Cultural differences can be taken into account. Smaller gender differences were found in collectivistic cultures that place more importance on interdependence overall. The gap was greater for individualistic cultures that emphasise independence.

Gender roles and stereotypes may contribute to gender disparity in Existential Isolation. Whereas women are thought to be nurturing and emotionally sensitive, men often take on the role of the provider and are seen as independent and emotionally distant. The lack of emotional expression may lead to a greater feeling of isolation and sense that their feelings and experiences cannot be understood by others.

=== Attachment style ===

The link between existential isolation and attachment is barely explored.  In a meta-study, three studies are compared which present a tendency towards a positive correlation between existential isolation and insecure attachment.

The generally accepted theory to describe attachment is attachment theory, which describes attachment in two dimensions, avoidant and anxious. If both of these variables are low, the attachment style is categorised as secure. If the anxious variable is high, the attachment is categorised as anxiously attached. Attachment described by a high score on the avoidant dimension is, as the name proposes, avoidant attachment.

Together anxious and avoidant attachment are broadly called insecure attachment.

While a positive correlation between existential isolation and insecure attachment was found, there is a stronger correlation between existential isolation and avoidant attachment, whereas anxious attachment is closer related to loneliness. The correlation between existential isolation and insecure attachment does not imply a causation from one side or another.

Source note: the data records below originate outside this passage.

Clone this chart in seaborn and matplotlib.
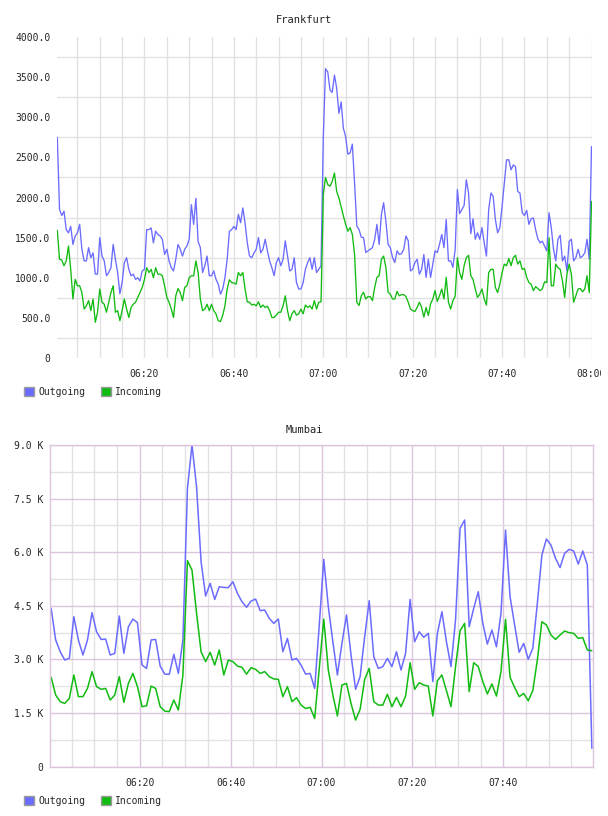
import matplotlib
matplotlib.use("Agg")
import matplotlib.pyplot as plt
import matplotlib.dates as mdates
from matplotlib.patches import Patch
from matplotlib.ticker import FixedLocator, FuncFormatter
from matplotlib.transforms import Bbox, TransformedBbox
import numpy as np
import pandas as pd
import seaborn as sns

# Frankfurt, one sample every 30 s from 06:00:30
fra_out = [
    2750, 1850, 1775, 1830, 1600, 1560, 1640, 1415, 1520, 1560,
    1665, 1355, 1210, 1210, 1375, 1250, 1310, 1045, 1045, 1500,
    1270, 1210, 1025, 1065, 1125, 1415, 1230, 1065, 800, 940,
    1190, 1250, 1105, 1025, 1045, 980, 1000, 960, 1085, 1105,
    1600, 1600, 1620, 1435, 1580, 1540, 1520, 1480, 1290, 1355,
    1210, 1125, 1085, 1230, 1415, 1355, 1270, 1355, 1395, 1480,
    1910, 1665, 1990, 1450, 1375, 1065, 1150, 1270, 1025, 1025,
    1085, 980, 920, 795, 860, 1000, 1230, 1580, 1600, 1640,
    1600, 1790, 1685, 1870, 1685, 1435, 1270, 1250, 1310, 1355,
    1500, 1310, 1355, 1480, 1335, 1210, 1125, 1025, 1190, 1250,
    1150, 1230, 1460, 1270, 1085, 1105, 1250, 940, 860, 860,
    940, 1105, 1190, 1250, 1105, 1250, 1065, 1105, 1150,
    2740, 3605, 3565, 3340, 3310, 3525, 3360, 3050, 3190, 2860,
    2760, 2540, 2555, 2665, 2180, 1645, 1600, 1505, 1500, 1315,
    1335, 1355, 1375, 1480, 1665, 1415, 1790, 1935, 1705, 1415,
    1375, 1250, 1190, 1335, 1290, 1300, 1355, 1520, 1460, 1085,
    1105, 1190, 1230, 1045, 1105, 1290, 1005, 1230, 1005, 1170,
    1335, 1315, 1415, 1540, 1375, 1725, 1210, 1210, 1130, 1350,
    2100,
    1800, 1850, 1900, 2220, 2055, 1550, 1735, 1480, 1560, 1480,
    1625, 1435, 1270, 1850, 2055, 2015, 1725, 1560, 1625, 1890,
    2180, 2470, 2470, 2345, 2405, 2385, 2075, 2055, 1810, 1775,
    1840, 1665, 1735, 1745, 1600, 1485, 1435, 1455, 1395, 1335,
    1810, 1625, 1355, 1210, 1480, 1530, 1210, 1270, 1085, 1455,
    1480, 1210, 1250, 1355, 1250, 1270, 1310, 1480, 1230, 2635,
]
fra_in = [
    1590, 1230, 1220, 1150, 1210, 1395, 1105, 735, 980, 900,
    900, 815, 610, 650, 715, 590, 735, 445, 570, 860,
    695, 670, 570, 695, 815, 900, 570, 590, 465, 590,
    735, 610, 505, 630, 670, 695, 755, 815, 880, 980,
    1125, 1065, 1105, 1000, 1125, 1045, 1045, 1025, 900, 755,
    695, 610, 505, 775, 865, 815, 715, 880, 900, 1000,
    1025, 1025, 1210, 1065, 735, 590, 610, 670, 590, 670,
    590, 550, 465, 455, 530, 650, 860, 975, 940, 935,
    920, 1065, 1025, 1065, 860, 700, 695, 660, 670, 650,
    700, 630, 660, 630, 645, 590, 505, 505, 535, 570,
    570, 650, 775, 590, 465, 550, 590, 535, 550, 610,
    550, 660, 630, 650, 610, 715, 610, 695, 700,
    2035, 2250, 2160, 2140, 2200, 2305, 2075, 1995, 1880, 1770,
    1665, 1580, 1625, 1540, 1290, 695, 655, 775, 820, 735,
    765, 765, 715, 880, 1005, 1025, 1230, 1270, 1130, 820,
    795, 735, 735, 830, 775, 790, 790, 765, 695, 610,
    590, 580, 630, 695, 630, 510, 630, 530, 675, 735,
    840, 705, 775, 860, 735, 1005, 695, 610, 715, 770,
    1250,
    1065, 980, 1150, 1250, 1280, 1025, 980, 860, 755, 795,
    860, 735, 660, 1065, 1105, 1105, 880, 815, 920, 1065,
    1170, 1150, 1240, 1150, 1250, 1280, 1170, 1210, 1105, 1115,
    1005, 940, 920, 840, 890, 865, 840, 860, 950, 940,
    1500, 900, 900, 1170, 1125, 1105, 960, 755, 1045, 1170,
    1045, 695, 775, 860, 865, 825, 860, 1025, 815, 1950,
]

# Mumbai, one sample per minute from 06:00:30
mum_out = [
    4430, 3545, 3215, 2985, 3030, 4195, 3545, 3125, 3545, 4310,
    3775, 3560, 3570, 3125, 3170, 4215, 3170, 3915, 4130, 4030,
    2845, 2750, 3545, 3560, 2815, 2590, 2585, 3145, 2610, 3545,
    7790, 9000, 7835, 5735, 4775, 5130, 4680, 5035, 5015, 5010,
    5175, 4850, 4615, 4460, 4635, 4690, 4365, 4385, 4150, 4010,
    4130, 3215, 3590, 2985, 3030, 2845, 2590, 2610, 2190, 3950,
    5800, 4475, 3495, 2565, 3450, 4245, 3125, 2165, 2520, 3635,
    4645, 3080, 2750, 2800, 3030, 2800, 3215, 2705, 3170, 4680,
    3495, 3775, 3620, 3730, 2380, 3730, 4335, 3495, 2800, 4105,
    6670, 6900, 3915, 4430, 4895, 4010, 3430, 3825, 3355, 4290,
    6620, 4755, 3965, 3200, 3450, 3005, 3310, 4570, 5920, 6370,
    6200, 5830, 5570, 5970, 6080, 6035, 5670, 6035, 5640, 515,
]
mum_in = [
    2500, 2005, 1820, 1770, 1910, 2565, 1960, 1960, 2190, 2660,
    2240, 2165, 2190, 1865, 2005, 2520, 1800, 2330, 2610, 2240,
    1680, 1705, 2255, 2190, 1680, 1555, 1540, 1865, 1585, 2565,
    5765, 5500, 4300, 3215, 2940, 3200, 2845, 3265, 2565, 2985,
    2940, 2815, 2780, 2590, 2770, 2725, 2610, 2660, 2520, 2455,
    2445, 1960, 2240, 1820, 1930, 1725, 1630, 1660, 1350, 2740,
    4130, 2705, 2005, 1420, 2285, 2330, 1770, 1305, 1605, 2445,
    2750, 1820, 1725, 1725, 2025, 1680, 1940, 1680, 1975, 2910,
    2165, 2350, 2285, 2255, 1420, 2405, 2565, 2125, 1680, 2800,
    3805, 4010, 2100, 2910, 2800, 2380, 2035, 2315, 1975, 2660,
    4120, 2500, 2220, 1960, 2050, 1845, 2125, 2985, 4055, 3965,
    3685, 3560, 3685, 3795, 3750, 3730, 3590, 3610, 3265, 3245,
]

series_names = ["Outgoing", "Incoming"]
series_colors = ["#6b6bff", "#11bb11"]

fra_times = pd.date_range("2024-01-01 06:00:30", periods=len(fra_out), freq="30s")
mum_times = pd.date_range("2024-01-01 06:00:30", periods=len(mum_out), freq="1min")

fra = pd.DataFrame({"time": fra_times, "Outgoing": fra_out, "Incoming": fra_in})
fra = fra.melt(id_vars="time", var_name="series", value_name="value")
mum = pd.DataFrame({"time": mum_times, "Outgoing": mum_out, "Incoming": mum_in})
mum = mum.melt(id_vars="time", var_name="series", value_name="value")

sns.set_style("white")
plt.rcParams["font.family"] = ["DejaVu Sans Mono"]
plt.rcParams["font.size"] = 7

W, H = 608, 816
fig = plt.figure(figsize=(W / 100, H / 100), dpi=100)

GRAY = "#e2e2e2"
PINK = "#dcc4dc"


def fig_rect(x0, y0, x1, y1):
    return [x0 / W, 1 - y1 / H, (x1 - x0) / W, (y1 - y0) / H]


def draw_lines(ax, df, lw):
    sns.lineplot(data=df, x="time", y="value", hue="series",
                 hue_order=series_names, palette=series_colors,
                 linewidth=lw, legend=False, ax=ax)
    ax.set_xlabel("")
    ax.set_ylabel("")


def add_legend(y_px):
    handles = [Patch(facecolor=c, edgecolor="#9a9a9a", linewidth=1.0, label=n)
               for n, c in zip(series_names, series_colors)]
    fig.legend(handles=handles, loc="center left",
               bbox_to_anchor=(24 / W, 1 - y_px / H), ncol=2, frameon=False,
               fontsize=7, handlelength=1.05, handleheight=1.05,
               handletextpad=0.45, columnspacing=1.55, borderpad=0,
               borderaxespad=0)


# ---------- Frankfurt ----------
ax1 = fig.add_axes(fig_rect(57.3, 37, 591.5, 358))
draw_lines(ax1, fra, 0.95)
ax1.set_xlim(pd.Timestamp("2024-01-01 06:00:30"), pd.Timestamp("2024-01-01 08:00:00"))
ax1.set_ylim(0, 4000)
ax1.yaxis.set_major_locator(FixedLocator(np.arange(0, 4001, 500)))
ax1.yaxis.set_minor_locator(FixedLocator(np.arange(250, 4000, 500)))
ax1.yaxis.set_major_formatter(FuncFormatter(lambda v, p: "0" if v == 0 else f"{v:.1f}"))
ax1.xaxis.set_major_locator(mdates.MinuteLocator(byminute=[0, 20, 40]))
ax1.xaxis.set_minor_locator(mdates.MinuteLocator(byminute=range(0, 60, 5)))
ax1.xaxis.set_major_formatter(mdates.DateFormatter("%H:%M"))
ax1.grid(False)
ax1.grid(True, which="minor", color=GRAY, linewidth=1.0)
ax1.grid(True, which="major", axis="x", color=GRAY, linewidth=1.0)
for s in ax1.spines.values():
    s.set_visible(False)
ax1.tick_params(which="both", length=0)
ax1.tick_params(axis="y", pad=5)
ax1.tick_params(axis="x", pad=8)
ax1.set_axisbelow(True)
fig.text(0.5, 1 - 20 / H, "Frankfurt", ha="center", va="center", fontsize=7.5, color="#222222")
add_legend(392)

# ---------- Mumbai ----------
ax2 = fig.add_axes(fig_rect(50, 445, 593, 766.7))
draw_lines(ax2, mum, 1.1)
ax2.set_xlim(pd.Timestamp("2024-01-01 06:00:15"), pd.Timestamp("2024-01-01 07:59:45"))
ax2.set_ylim(0, 9000)
ax2.yaxis.set_major_locator(FixedLocator(np.arange(0, 9001, 1500)))
ax2.yaxis.set_minor_locator(FixedLocator(np.arange(750, 9000, 1500)))
ax2.yaxis.set_major_formatter(FuncFormatter(lambda v, p: "0" if v == 0 else f"{v / 1000:.1f} K"))
ax2.xaxis.set_major_locator(mdates.MinuteLocator(byminute=[0, 20, 40]))
ax2.xaxis.set_minor_locator(mdates.MinuteLocator(byminute=range(0, 60, 5)))
ax2.xaxis.set_major_formatter(mdates.DateFormatter("%H:%M"))
ax2.grid(False)
ax2.grid(True, which="minor", color=GRAY, linewidth=1.0)
ax2.grid(True, which="major", color=PINK, linewidth=1.0)
for s in ax2.spines.values():
    s.set_visible(True)
    s.set_color(PINK)
    s.set_linewidth(1.0)
ax2.tick_params(which="both", length=0)
ax2.tick_params(axis="y", pad=5)
ax2.tick_params(axis="x", pad=8)
ax2.set_axisbelow(True)
fig.text(0.5, 1 - 430 / H, "Mumbai", ha="center", va="center", fontsize=7.5, color="#222222")
add_legend(800.5)

# the last Frankfurt time label is cut by the canvas edge in the original
fig.canvas.draw()
clip = TransformedBbox(Bbox([[0, 0], [601 / W, 1]]), fig.transFigure)
for lbl in ax1.get_xticklabels():
    if lbl.get_text() == "08:00":
        lbl.set_clip_on(True)
        lbl.set_clip_box(clip)

fig.savefig("out.png", dpi=100)
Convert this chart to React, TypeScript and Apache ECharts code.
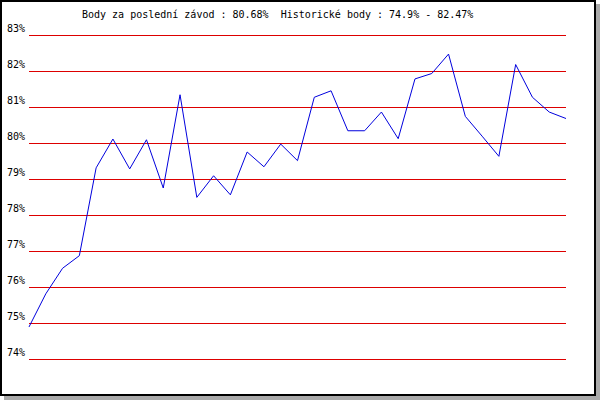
import React, { useEffect, useRef } from "react";
import * as echarts from "echarts";

const titleText = "Body za poslední závod : 80.68%  Historické body : 74.9% - 82.47%";
const races = Array.from({ length: 33 }, (_, i) => String(i + 1));
const points = [
  74.89, 75.81, 76.52, 76.87, 79.31, 80.11, 79.28, 80.09, 78.75, 81.34, 78.49,
  79.09, 78.56, 79.75, 79.34, 79.97, 79.51, 81.27, 81.45, 80.34, 80.34, 80.86,
  80.12, 81.78, 81.93, 82.47, 80.74, 80.19, 79.63, 82.18, 81.27, 80.86, 80.68,
];
const yMin = 74;
const yMax = 83;
const yStep = 1;

const FONT = "'DejaVu Sans Mono', 'Liberation Mono', monospace";

export default function App() {
  const ref = useRef<HTMLDivElement>(null);
  useEffect(() => {
    if (!ref.current) return;
    const chart = echarts.init(ref.current, null, { renderer: "svg" });
    chart.setOption({
      animation: false,
      backgroundColor: "#ffffff",
      title: {
        text: titleText,
        left: 82,
        top: 9,
        padding: 0,
        textStyle: {
          fontFamily: FONT,
          fontSize: 10,
          fontWeight: "normal",
          color: "#000000",
        },
      },
      graphic: [
        {
          type: "rect",
          z: -100,
          silent: true,
          shape: { x: 4, y: 4, width: 596, height: 396 },
          style: { fill: "#aaaaaa" },
        },
        {
          type: "rect",
          z: -99,
          silent: true,
          shape: { x: 1, y: 1, width: 594, height: 394 },
          style: { fill: "#ffffff", stroke: "#000000", lineWidth: 2 },
        },
      ],
      grid: { left: 29, top: 35, width: 537, height: 324, containLabel: false },
      xAxis: {
        type: "category",
        data: races,
        boundaryGap: false,
        show: false,
      },
      yAxis: {
        type: "value",
        min: yMin,
        max: yMax,
        interval: yStep,
        axisLine: { show: false },
        axisTick: { show: false },
        axisLabel: {
          formatter: "{value}%",
          fontFamily: FONT,
          fontSize: 10,
          color: "#000000",
          margin: 4,
          verticalAlign: "bottom",
          lineHeight: 10,
          padding: [0, 0, 2, 0],
        },
        splitLine: { show: true, lineStyle: { color: "#dd0000", width: 1 } },
      },
      series: [
        {
          type: "line",
          data: points,
          symbol: "none",
          lineStyle: { color: "#0000dd", width: 1 },
          z: 5,
        },
      ],
    });
    return () => chart.dispose();
  }, []);
  return (
    <div
      ref={ref}
      style={{ position: "fixed", left: 0, top: 0, width: 600, height: 400 }}
    />
  );
}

Causality between attachment style and existential isolation is unclear, because attachment is formed in early childhood and therefore not influenced by existential isolation.

=== Stigmatisation ===
Individuals who feel that they do not belong to a social group or community may also experience a greater sense of existential isolation. This includes the population of justice-involved people. Justice involved people are experiencing stigma because they have a history of crime. This has been found to be connected to diminished physical well-being and reduced responsiveness to treatment services concerning improvement of psychosocial functioning.

People who belong to underrepresented communities report higher levels of existential isolation than those people belonging to majority groups.

There is relationship between non normative group memberships, which included race, ethnicity, sexuality, and the experiences of existential isolation. Participants with a non normative group membership, such as lesbians or latinas/latinos reported higher levels of existential isolation.Autistic people are a like cohort.